By Scott Taylor
It was announced on March 19 that Canada would be sending military resources to support the ongoing United Nations peacekeeping mission in war torn Mali. While the exact composition of Canada’s contribution to Mali has yet to be finalized, it is expected to include two heavy lift Chinook transport helicopters, four Griffon utility helicopters and up to 250 personnel.
The primary role for this contingent will be to provide helicopter logistic support for the 13,289 UN peacekeepers from 20 countries, who are currently deployed to what is billed as the UN’s “most dangerous mission”.
To date, since it’s inception in April 2013 there have a total of 145 UN peacekeepers killed in Mali, but many of those deaths were as a result of accidents or illness rather than targeted attacks by insurgents.
To be clear, Mali will have its dangers but this mission is not anywhere near as dangerous as Afghanistan. Still, whenever the Canadian government commits to sending our troops into harm’s way, we should have a clear understanding of how any potential sacrifice by our soldiers will be offset by a direct benefit to Canada’s interest.
In other words, when a Commanding officer has to potentially write that letter to a grieving family, they can say with conviction “rest assured that your son/daughter did not die in vain”.
So far, the stated objective for Canada’s initial twelve-month commitment to Mali is that our service members will be providing support to the ongoing international peace effort underway in Mali.
That is certainly not much of a battle cry. It is also not exactly a plan filled with any optimism for a victory, as no one from the Trudeau government has dared to even explain what a Canadian ‘victory’ will look like in Mali.
The most recent eruption of violence occurred in 2012, but the international community – including Canada, have been pumping aid money into this impoverished West African nation for more than 5 decades. To date an estimated $80 billion (USD) of international aid has been pumped into Mali. Canada also sent military trainers to assist the Malian security forces back in 2011. It was in fact some of these Canadian trained Malian paratroopers who failed to prevent the March 2012 coup d’état staged by commander Amadou Sanogo. But I digress.

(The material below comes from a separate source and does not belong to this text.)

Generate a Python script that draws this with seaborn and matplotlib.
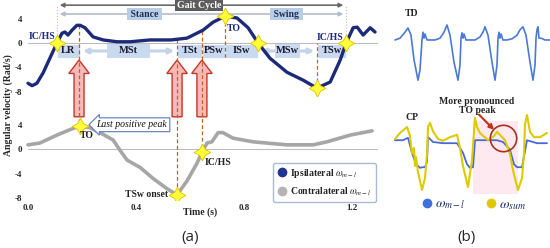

At the root of the problem is the fact that Mali was never a natural nation, but rather a product of the colonial era wherein European powers staked out claims on the African continent.

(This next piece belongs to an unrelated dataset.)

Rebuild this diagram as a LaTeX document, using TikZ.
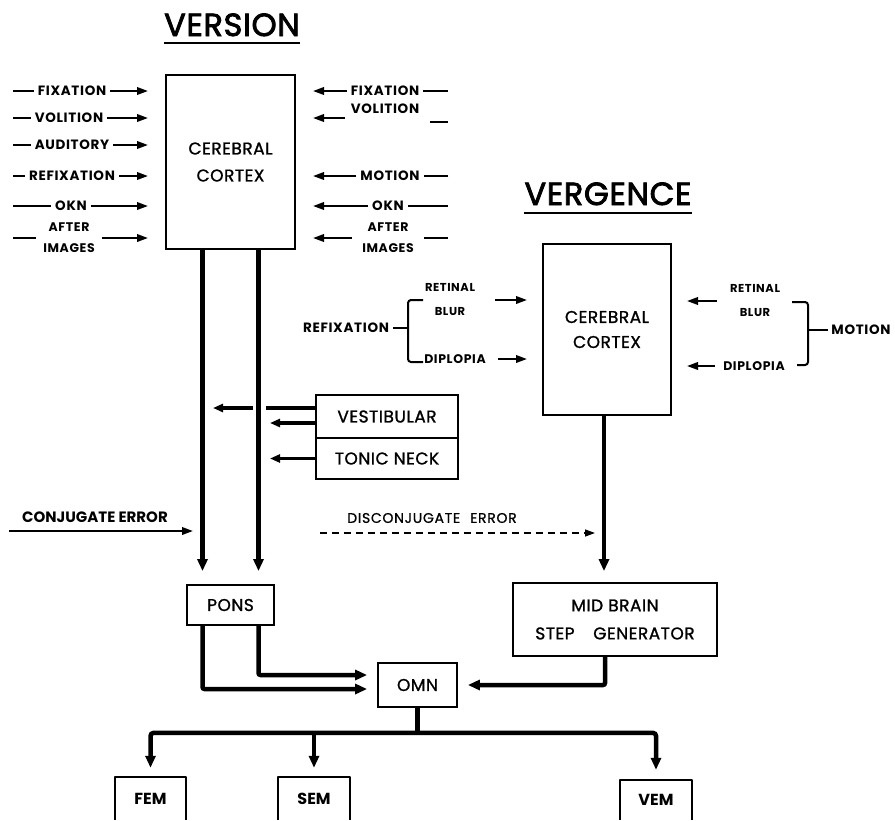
\documentclass[tikz,border=0pt]{standalone}
\usepackage{fontspec}
\setmainfont{Poppins}
\newfontfamily\labfont[LetterSpace=5]{Poppins}
\newfontfamily\boxfont[LetterSpace=3,FakeBold=1.2]{Poppins}
\newfontfamily\titfont[LetterSpace=2,FakeBold=2.5]{Poppins}
\newfontfamily\dcfont[LetterSpace=5,FakeBold=0.8]{Poppins}
\usetikzlibrary{arrows.meta}
\newcommand\Lin[4]{%
  \node[lab] (#1) at (#3,#2) {#4};
  \coordinate (#1s) at (13,#2);
  \coordinate (#1e) at (148,#2);
  \draw[inl] (#1s) -- (#1.west);
  \draw[ina] (#1.east) -- (#1e);}
\newcommand\Rin[4]{%
  \node[lab] (#1) at (#3,#2) {#4};
  \coordinate (#1s) at (448,#2);
  \coordinate (#1e) at (313,#2);
  \draw[inl] (#1s) -- (#1.east);
  \draw[ina] (#1.west) -- (#1e);}
\begin{document}
\begin{tikzpicture}[x=1pt,y=-1pt,
  box/.style={draw,line width=1.8pt,inner sep=0pt,align=center,font=\boxfont\fontsize{17}{27}\selectfont},
  lab/.style={font=\labfont\fontsize{13.5}{14}\selectfont\bfseries,inner sep=4pt},
  lab2/.style={font=\labfont\fontsize{12.5}{21}\selectfont\bfseries,inner sep=4pt,align=center},
  inl/.style={line width=2pt},
  ina/.style={line width=2pt,-{Triangle[length=11pt,width=7.5pt]}},
  thk/.style={line width=4.5pt},
  thka/.style={line width=4.5pt,-{Triangle[length=12pt,width=10pt]}},
  hza/.style={line width=3.5pt,-{Triangle[length=10pt,width=8pt]}},
  title/.style={font=\titfont\fontsize{32}{32}\selectfont,inner sep=0pt,anchor=base},
  embox/.style={minimum width=71,minimum height=43,inner sep=0pt,font=\fontsize{16}{16}\selectfont\bfseries}]
\useasboundingbox (0,0) rectangle (895,820);
\fill[white] (0,0) rectangle (895,820);

% titles
\node[title] (tver) at (232,36) {VERSION};
\draw[line width=2pt] ([yshift=-7pt]tver.base west) -- ([yshift=-7pt]tver.base east);
\node[title] (tverg) at (608,205) {VERGENCE};
\draw[line width=2pt] ([yshift=-8pt]tverg.base west) -- ([yshift=-8pt]tverg.base east);

% version cortex
\node[box,minimum width=129,minimum height=174] (ccL) at (230.5,162) {CEREBRAL\\CORTEX};

\Lin{lfix}{91}{72}{FIXATION}
\Lin{lvol}{118}{69}{VOLITION}
\Lin{laud}{145}{72}{AUDITORY}
\Lin{lref}{176}{72}{REFIXATION}
\Lin{lokn}{206}{71}{OKN}
\node[lab2,inner xsep=7pt] (lai) at (69,238) {AFTER\\IMAGES};
\coordinate (lais) at (13,238);
\coordinate (laie) at (148,238);
\draw[inl] (lais) -- (lai.west);
\draw[ina] (lai.east) -- (laie);

\Rin{rfix}{91}{385}{FIXATION}
\Rin{rmot}{176}{390}{MOTION}
\Rin{rokn}{206}{388}{OKN}
\node[lab] (rvol) at (385,109) {VOLITION};
\coordinate (rvs) at (345,118);
\coordinate (rve) at (313,118);
\draw[ina] (rvs) -- (rve);
\coordinate (rvt1) at (430,122);
\coordinate (rvt2) at (448,122);
\draw[inl] (rvt1) -- (rvt2);
\node[lab2,inner xsep=10pt] (rai) at (388,238) {AFTER\\IMAGES};
\coordinate (rais) at (448,238);
\coordinate (raie) at (313,238);
\draw[inl] (rais) -- (rai.east);
\draw[ina] (rai.west) -- (raie);

% vergence cortex
\node[box,minimum width=128,minimum height=171,font=\boxfont\fontsize{17}{25}\selectfont] (ccR) at (607,329.5) {CEREBRAL\\CORTEX};

\node[lab] (vrefix) at (346,328) {REFIXATION};
\coordinate (bl1) at (423,300);
\coordinate (bl2) at (408,300);
\coordinate (bl3) at (408,362);
\coordinate (bl4) at (423,362);
\draw[inl] (vrefix.east) -- (vrefix.east -| bl2);
\draw[inl,rounded corners=3pt] (bl1) -- (bl2) -- (bl3) -- (bl4);
\node[lab2,font=\labfont\fontsize{11.5}{24}\selectfont\bfseries] (rbL) at (450,299) {RETINAL\\BLUR};
\coordinate (rbl1) at (495,300);
\coordinate (rbl2) at (527,300);
\draw[ina] (rbl1) -- (rbl2);
\node[lab,font=\labfont\fontsize{12.5}{13}\selectfont\bfseries] (dpL) at (455,359) {DIPLOPIA};
\coordinate (dpl1) at (498,359);
\coordinate (dpl2) at (527,359);
\draw[ina] (dpl1) -- (dpl2);

\node[lab2,font=\labfont\fontsize{11.5}{24}\selectfont\bfseries] (rbR) at (755,300) {RETINAL\\BLUR};
\coordinate (rbr1) at (717,301);
\coordinate (rbr2) at (687,301);
\draw[ina] (rbr1) -- (rbr2);
\node[lab,font=\labfont\fontsize{12.5}{13}\selectfont\bfseries] (dpR) at (754,366) {DIPLOPIA};
\coordinate (dpr1) at (715,366);
\coordinate (dpr2) at (687,366);
\draw[ina] (dpr1) -- (dpr2);
\coordinate (br1) at (792,302);
\coordinate (br2) at (808,302);
\coordinate (br3) at (808,365);
\coordinate (br4) at (797,365);
\draw[inl,rounded corners=3pt] (br1) -- (br2) -- (br3) -- (br4);
\node[lab,inner sep=3pt] (mot) at (861,330) {MOTION};
\coordinate (bm) at (808,330);
\draw[inl] (bm) -- (mot.west);

% vestibular / tonic neck
\node[box,minimum width=142,minimum height=43] (vest) at (387,416.5) {VESTIBULAR};
\node[box,minimum width=142,minimum height=41] (tonic) at (387,458.5) {TONIC NECK};
\coordinate (va) at ([yshift=8.5pt]vest.west);
\coordinate (vb) at (266,408);
\coordinate (vc) at (253,408);
\coordinate (vd) at (213,408);
\draw[line width=3.5pt] (va) -- (vb);
\draw[hza] (vc) -- (vd);
\coordinate (ve) at ([yshift=-6.5pt]vest.west);
\coordinate (vf) at (270,423);
\draw[hza] (ve) -- (vf);
\coordinate (tf) at (270,458.5);
\draw[hza] (tonic.west) -- (tf);

% errors
\node[font=\fontsize{15}{15}\selectfont\bfseries,inner sep=0pt] (ce) at (95,517) {CONJUGATE ERROR};
\coordinate (ce1) at (9,531);
\coordinate (ce2) at (193,531);
\draw[ina] (ce1) -- (ce2);
\node[font=\dcfont\fontsize{14}{14}\selectfont,inner sep=0pt] (dce) at (432,518) {DISCONJUGATE\hspace{0.4em} ERROR};
\coordinate (dc1) at (320,533);
\coordinate (dc2) at (595,533);
\draw[line width=1.4pt,dash pattern=on 7pt off 5pt,-{Triangle[length=10pt,width=7pt]}] (dc1) -- (dc2);

% pons, omn, mid brain
\node[box,minimum width=87,minimum height=40] (pons) at (230.5,605) {PONS};
\node[box,minimum width=79,minimum height=44] (omn) at (417.5,685) {OMN};
\node[box,minimum width=204,minimum height=73,font=\boxfont\fontsize{17}{28}\selectfont] (mb) at (615,619.5) {MID BRAIN\\STEP\hspace{1.1em}GENERATOR};

\coordinate (v1) at ([xshift=-28pt]ccL.south);
\coordinate (v2) at ([xshift=28pt]ccL.south);
\draw[thka,shorten >=13pt] (v1) -- (v1 |- pons.north);
\draw[thka,shorten >=13pt] (v2) -- (v2 |- pons.north);
\coordinate (r1) at ([xshift=-3pt]ccR.south);
\draw[thka,shorten >=11pt] (r1) -- (r1 |- mb.north);

\coordinate (p1) at ([xshift=-28pt]pons.south);
\coordinate (p2) at ([xshift=28pt]pons.south);
\coordinate (o1) at ([yshift=-4pt]omn.west);
\coordinate (o2) at ([yshift=10pt]omn.west);
\draw[thka,shorten >=10pt,rounded corners=2pt] (p1) |- (o1);
\draw[thka,shorten >=10pt,rounded corners=2pt] (p2) |- (o2);
\coordinate (m1) at ([xshift=-10pt]mb.south);
\draw[thka,shorten >=10pt,rounded corners=2pt] (m1) |- (omn.east);

% outputs
\node[embox] (fem) at (150.5,798.5) {FEM};
\node[embox,minimum width=72] (sem) at (314,798.5) {SEM};
\node[embox,minimum width=72,minimum height=40] (vem) at (656,800) {VEM};
\foreach \b in {fem,sem,vem}
  \draw[line width=2pt,line join=round] (\b.south west) -- (\b.north west) -- (\b.north east) -- (\b.south east);
\coordinate (bj) at ([yshift=-25pt]omn.south);
\draw[thk] (omn.south) -- (bj);
\draw[thka,shorten >=9pt,rounded corners=3pt] (bj) -| (fem.north);
\draw[thka,shorten >=9pt] (bj) -| (sem.north);
\draw[thka,shorten >=10pt,rounded corners=3pt] (bj) -| (vem.north);
\end{tikzpicture}
\end{document}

Geographically, Mali resembles an hourglass with the top half being part of the vast Sahara desert, with the bottom section carved out of the tropical sub Saharan territory of West Africa.
The fiercely independent Tuareg semi-nomads who live in the Sahara region have virtually nothing in common with those Malians from the south.

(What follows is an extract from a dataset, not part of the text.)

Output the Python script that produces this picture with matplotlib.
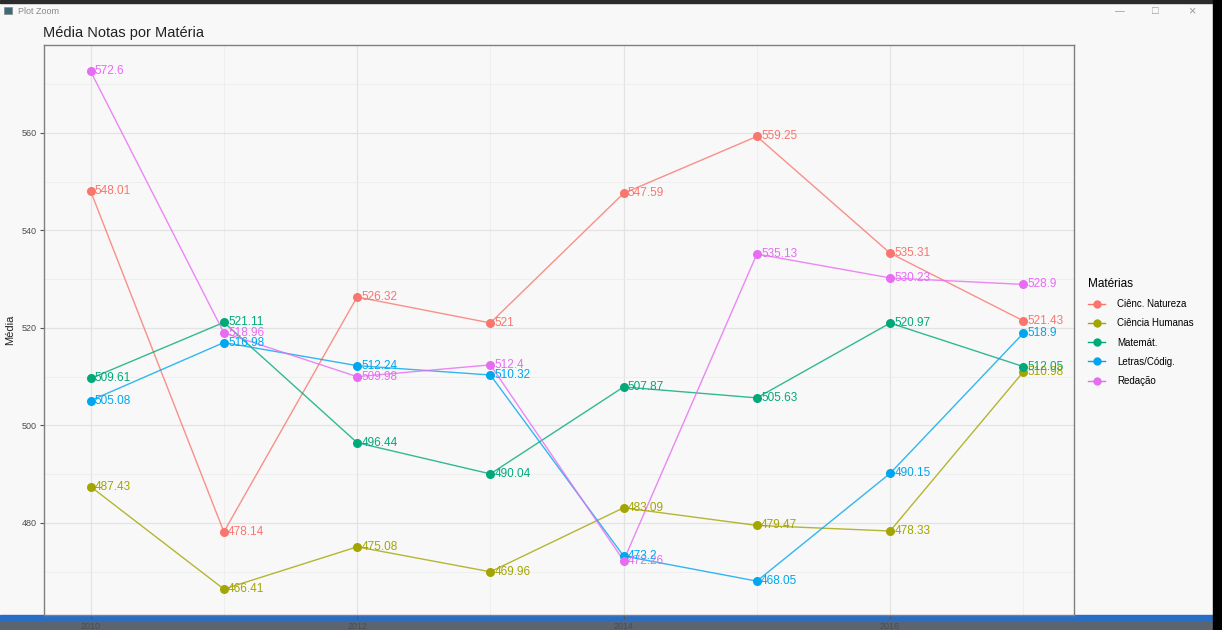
import matplotlib
matplotlib.use("Agg")
import matplotlib.pyplot as plt
from matplotlib.lines import Line2D
from matplotlib.patches import Rectangle
from matplotlib.ticker import MultipleLocator

plt.rcParams['font.family'] = ['Liberation Sans', 'DejaVu Sans']

years = [2010, 2011, 2012, 2013, 2014, 2015, 2016, 2017]
series_names = ["Ciênc. Natureza", "Ciência Humanas", "Matemát.", "Letras/Códig.", "Redação"]
natureza = [548.01, 478.14, 526.32, 521, 547.59, 559.25, 535.31, 521.43]
humanas = [487.43, 466.41, 475.08, 469.96, 483.09, 479.47, 478.33, 510.98]
matematica = [509.61, 521.11, 496.44, 490.04, 507.87, 505.63, 520.97, 512.05]
letras = [505.08, 516.98, 512.24, 510.32, 473.2, 468.05, 490.15, 518.9]
redacao = [572.6, 518.96, 509.98, 512.4, 472.26, 535.13, 530.23, 528.9]
x_ticks = [2010, 2012, 2014, 2016]
y_ticks = [480, 500, 520, 540, 560]

series = [natureza, humanas, matematica, letras, redacao]
colors = ["#F8766D", "#A3A500", "#00A97A", "#00A6EE", "#E76BF3"]

W, H = 1222, 630
fig = plt.figure(figsize=(W / 100, H / 100), dpi=100)
fig.patch.set_facecolor("#f8f8f8")

ax = fig.add_axes([44 / W, (H - 615) / H, (1074 - 44) / W, (615 - 45) / H])
ax.set_facecolor("#f8f8f8")

for vals, col in zip(series, colors):
    ax.plot(years, vals, color=col, lw=1.0, alpha=0.8, zorder=3)
    ax.plot(years, vals, 'o', color=col, ms=6.5, zorder=4, markeredgewidth=0)
    for x, v in zip(years, vals):
        ax.annotate(f"{v:g}", (x, v), xytext=(3, 0), textcoords="offset points",
                    ha="left", va="center", color=col, fontsize=8.5, zorder=5)

ax.set_xlim(2009.65, 2017.38)
ax.set_ylim(461.1, 578.0)
ax.set_xticks(x_ticks)
ax.set_yticks(y_ticks)
ax.xaxis.set_minor_locator(MultipleLocator(1))
ax.yaxis.set_minor_locator(MultipleLocator(10))
ax.grid(which="major", color="#e3e3e3", lw=0.9, zorder=0)
ax.grid(which="minor", color="#ededed", lw=0.6, zorder=0)
ax.set_axisbelow(True)
ax.tick_params(which="major", length=3, color="#555555", labelsize=6.5, labelcolor="#4d4d4d", pad=2)
ax.tick_params(which="minor", length=0)
for s in ax.spines.values():
    s.set_color("#7f7f7f")
    s.set_linewidth(1.0)

ax.set_ylabel("Média", fontsize=8, color="#222222", labelpad=5)
fig.text(43 / W, 1 - 33 / H, "Média Notas por Matéria", fontsize=10.5, color="#222222",
         ha="left", va="center")

handles = [Line2D([0], [0], color=c, marker='o', ms=6, lw=1.0, markeredgewidth=0) for c in colors]
leg = fig.legend(handles, series_names, title="Matérias", loc="upper left",
                 bbox_to_anchor=(1084 / W, 1 - 274 / H), frameon=False,
                 fontsize=7, title_fontsize=8.5, handlelength=1.8, labelspacing=0.95,
                 handletextpad=1.2, borderaxespad=0)
leg._legend_box.align = "left"

# window chrome
fig.patches.append(Rectangle((0, 1 - 3 / H), 1, 3 / H, transform=fig.transFigure,
                             color="#2b2b2b", zorder=10))
fig.patches.append(Rectangle((1213 / W, 0), 9 / W, 1, transform=fig.transFigure,
                             color="#000000", zorder=10))
fig.patches.append(Rectangle((0, 0), 1, 10 / H, transform=fig.transFigure,
                             color="#5b6570", zorder=-1))
fig.patches.append(Rectangle((0, 10 / H), 1, 5 / H, transform=fig.transFigure,
                             color="#2a6dc4", zorder=-1))
fig.text(18 / W, 1 - 11 / H, "Plot Zoom", fontsize=6.5, color="#888888", va="center")
fig.patches.append(Rectangle((4 / W, 1 - 14 / H), 8 / W, 7 / H, transform=fig.transFigure,
                             facecolor="#3d6b7a", edgecolor="#888888", lw=0.5, zorder=10))
fig.text(1120 / W, 1 - 11 / H, "—", fontsize=7, color="#999999", va="center", ha="center")
fig.text(1155 / W, 1 - 11 / H, "□", fontsize=8, color="#999999", va="center", ha="center")
fig.text(1192 / W, 1 - 11 / H, "×", fontsize=9, color="#999999", va="center", ha="center")

fig.savefig("out.png", dpi=100, facecolor=fig.get_facecolor())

In January 2012, Tuareg separatists, heavily armed from the unsecured arsenals of ousted Libyan leader Muammar Gadhafi and allied with al-Qaeda of the Islamic Magrheb (AQIM) extremists easily defeated Malian security forces in Northern Mali.
They proclaimed an independent caliphate, and this demoralizing setback led Sanogo and his troops to seize power in Bamako the capital.
The Tuareg – AQIM success also led the new Malian regime to request international military assistance in the form of French troops.
For our part, in early 2013 Canada helped support the French military deployment though the provision of our C-17 strategic airlift planes. It only took the French army a few short weeks to recapture the territory of the caliphate, but since that time, both Tuareg separatists and Islamic extremists continue to offer defiant resistance to both French troops and the UN peacekeeping force.
It is also worth mentioning that neighbouring Libya, which has remained a failed state plagued by violent anarchy since NATO helped depose Gadhafi in October 2011, still offers an unchecked conduit of illegal arms and ammunition for the Malian insurgents.
Canada is going to commit to furnishing a military contingent for at least 12 months, to a mission that is already six years in progress with no feasible plan on the table to resolve the age-old problems that so clearly divide Mali.
There is also of course no mention of a plan to fix Libya, despite the fact that Canada took great pride in the fact that we had a lead role in the military operation to topple Gadhafi. As long as Libya remains destabilized any peacekeeping effort in Mali is akin to bailing out a sink with the tap still running.
I sincerely hope that Canada can conclude this Mali mission without a single casualty because I honestly do not know how one could justify the sacrifice of any of our soldiers in pursuit of fruitless perpetuation rather than a victorious conclusion.
If we are in it, it should be to win it. Otherwise it is just senseless political posturing to curry favour at the UN.